Mr Ani calls for deeper commitment to catechetical instruction regarding this matter.
The Catechism
However, the Catechism of the Catholic Church confirms the Church’s devotion to the Blessed Virgin as intrinsic to Christian worship.
From ancient times Mary has been honoured with the title “Mother of God”, to whose protection the faithful fly in all their dangers and needs.
Marian prayer, such as the rosary, an “epitome of the whole Gospel”, expresses this devotion to the Virgin Mary (Catechism 971).
Love by its very nature is inconclusively quantifiable. How much is too little love, how much too much?
Almsgiving and works of mercy are equally difficult to quantify due to Christ’s counsel within Matthew 6:3.
Reliable Mass attendance data is likewise inconclusively quantifiable due to factors such as life-saving duty of care commitments of faithful employed within essential services, familial illness or decrease of physical mobility, newly postpartum mothers, or poverty allied with distance or lack of transport.
Was There a Plan B?
Without God there would have been no Mary. Yet — and here is the mystery of God’s love for humanity and his honour of our free will — without Mary, there would have been no Son of God.

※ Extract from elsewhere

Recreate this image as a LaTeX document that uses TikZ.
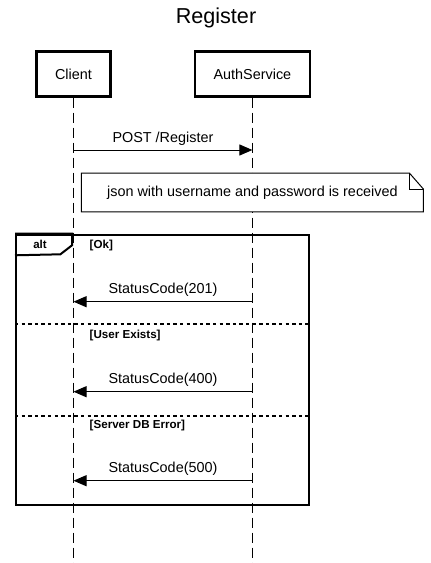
\documentclass[tikz,border=0pt]{standalone}
\usepackage{fontspec}
\setmainfont{Liberation Sans}
\usetikzlibrary{arrows.meta}

\begin{document}
\begin{tikzpicture}[x=1pt, y=-1pt, font=\fontsize{14.4}{17}\selectfont,
	actor/.style={shape=rectangle, draw, line width=2.2pt, minimum height=45pt},
	lifeline/.style={line width=1pt, dash pattern=on 10pt off 5pt},
	msg/.style={line width=1pt, -{Triangle[length=13pt, width=11pt]}},
	guard/.style={anchor=west, inner sep=0pt, font=\fontsize{11.6}{13}\selectfont\bfseries},
	separator/.style={line width=2pt, dash pattern=on 3.3pt off 3.3pt}]
	\useasboundingbox (0, 0) rectangle (431, 563);
	% Paths, nodes and wires:
	\node[font=\fontsize{21.6}{24}\selectfont] (title) at (216, 18){Register};
	\node[actor, minimum width=74pt] (client) at (73.5, 74){Client};
	\node[actor, minimum width=115.5pt] (auth) at (252.4, 74){AuthService};
	\coordinate (client end) at (73.5, 563);
	\coordinate (auth end) at (252.4, 563);
	\draw[lifeline] (client.south) -- (client end);
	\draw[lifeline] (auth.south) -- (auth end);
	\coordinate (post) at (0, 150);
	\draw[msg] (client |- post) -- (auth |- post) node[midway, above=1pt]{POST /Register};
	\node[minimum width=341.6pt, minimum height=38.5pt, fill=white, inner sep=0pt] (note) at (252.4, 192.5){json with username and password is received};
	\draw[line width=1pt] (note.north west) -- ([xshift=-14pt]note.north east) -- ([yshift=-16pt]note.north east) -- (note.south east) -- (note.south west) -- cycle;
	\draw[line width=1pt] ([xshift=-14pt]note.north east) -- ([xshift=-14pt, yshift=-16pt]note.north east) -- ([yshift=-16pt]note.north east);
	\node[draw, line width=2pt, minimum width=293pt, minimum height=270.5pt, inner sep=0pt] (alt) at (162.5, 369.75){};
	\draw[line width=2pt] (alt.north west) -- ++(57, 0) -- ++(0, 11.8) -- ++(-11.6, 9) -- (alt.north west |- 0, 255.3);
	\node[font=\fontsize{11.5}{13}\selectfont\bfseries] (alt label) at (40, 244.5){alt};
	\node[guard] (ok) at (89.5, 245){[Ok]};
	\coordinate (s201) at (0, 301.7);
	\draw[msg] (auth |- s201) -- (client |- s201) node[midway, above=1pt]{StatusCode(201)};
	\coordinate (sep1) at (0, 324.3);
	\draw[separator] (alt.west |- sep1) -- (alt.east |- sep1);
	\node[guard] (exists) at (89.5, 335){[User Exists]};
	\coordinate (s400) at (0, 391.7);
	\draw[msg] (auth |- s400) -- (client |- s400) node[midway, above=1pt]{StatusCode(400)};
	\coordinate (sep2) at (0, 416);
	\draw[separator] (alt.west |- sep2) -- (alt.east |- sep2);
	\node[guard] (dberror) at (89.5, 425.5){[Server DB Error]};
	\coordinate (s500) at (0, 480.7);
	\draw[msg] (auth |- s500) -- (client |- s500) node[midway, above=1pt]{StatusCode(500)};
\end{tikzpicture}
\end{document}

What if Mary had refused God’s request? Was there a Plan B?
Or would we have been eternally bereft of a Redeemer, doomed to eternal banishment from the presence of God?
So much hinged on one woman’s free will. Mary’s courageous choice won for each of us our personal Saviour, and opened the way for us to heaven. At the very least this incontrovertible fact should win her our respect. Indeed, our honour.
Not all feel drawn to hyperdulia. This presents no difficulty: Christ alone is the Way, the Truth and the Life (John 14:6).
Yet respect for Mary is only her just due. She alone of every disciple over two millenia bore the irreplaceable role within Redemption history.